Der Druck ist mittlerweile so gross, dass auch erste Absetzbewegungen von Lindner sichtbar werden. Noch bevor dessen Positionspapier an die Öffentlichkeit gelangte, schrieb der liberale Verkehrsminister Volker Wissing einen Gastbeitrag in der «Frankfurter Allgemeinen Zeitung», in dem er Überlegungen eines vorzeitigen Endes der deutschen Koalition mit markigen Worten zurückwies. So unverhohlen hat noch kein führender FDP-Politiker die Autorität des Parteichefs infrage gestellt.
Rein inhaltlich betrachtet hat Lindner natürlich recht. Deutschland hat sich einen der ehrgeizigsten Pfade zur Klimaneutralität auferlegt, zugleich verzichtet es als einziges mächtiges Industrieland der Erde auf die Kernkraft. Das Land krankt an überbordender Bürokratie, hohen Sozialabgaben und einer maroden Infrastruktur.

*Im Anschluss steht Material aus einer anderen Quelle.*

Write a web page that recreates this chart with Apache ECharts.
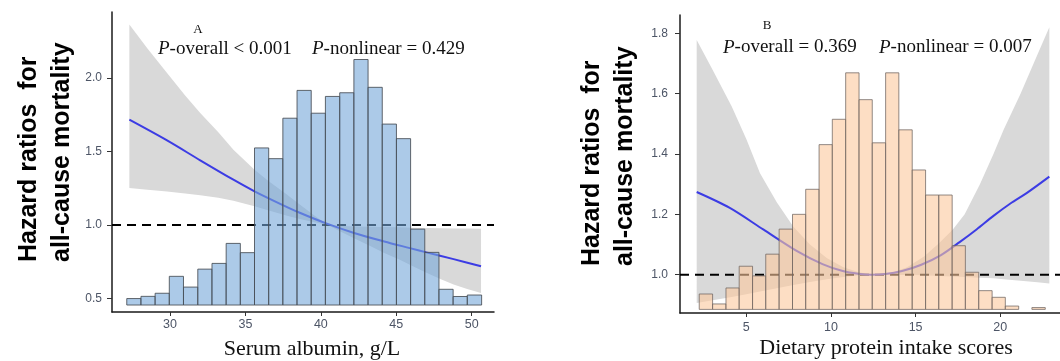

Lindner setzt sich unter ZugzwangLindners strategische Lage ist dennoch heikel. Der Finanzminister hat mit seinen Vorschlägen nicht allein seine Partner in der Koalition unter Zugzwang gesetzt, sondern vor allem sich selbst. Er hat sich die Boxhandschuhe übergestreift und ist in den Ring gestiegen. Zwei Szenarien sind nun möglich.
Grüne und Sozialdemokraten können dem Kampf aus dem Weg gehen. Sie müssten der FDP dafür weit entgegenkommen und dem Finanzminister bei der Schlussabstimmung über den Haushalt Mitte November mehr geben, als für sie eigentlich vertretbar wäre. Das ist unwahrscheinlich.
Realistischer ist, dass sie den Kampf annehmen und den Finanzminister mit seinen Forderungen auflaufen lassen. Und dann bleibt Lindner nur eine gesichtswahrende Wahl: Er muss die Koalition platzen lassen. Wer von «Lebenslügen» der Regierung spricht, wie Lindner es nun getan hat, und diese Lügen dann noch ein weiteres Dreivierteljahr lang bis zum regulären Wahltermin mitträgt, der verliert jede Glaubwürdigkeit.
Wer, wie Christian Lindner, ein solches Machtwort spricht, muss entsprechend handeln. Andernfalls gefährdet er nicht allein die eigene Autorität, sondern das politische Überleben seiner Partei.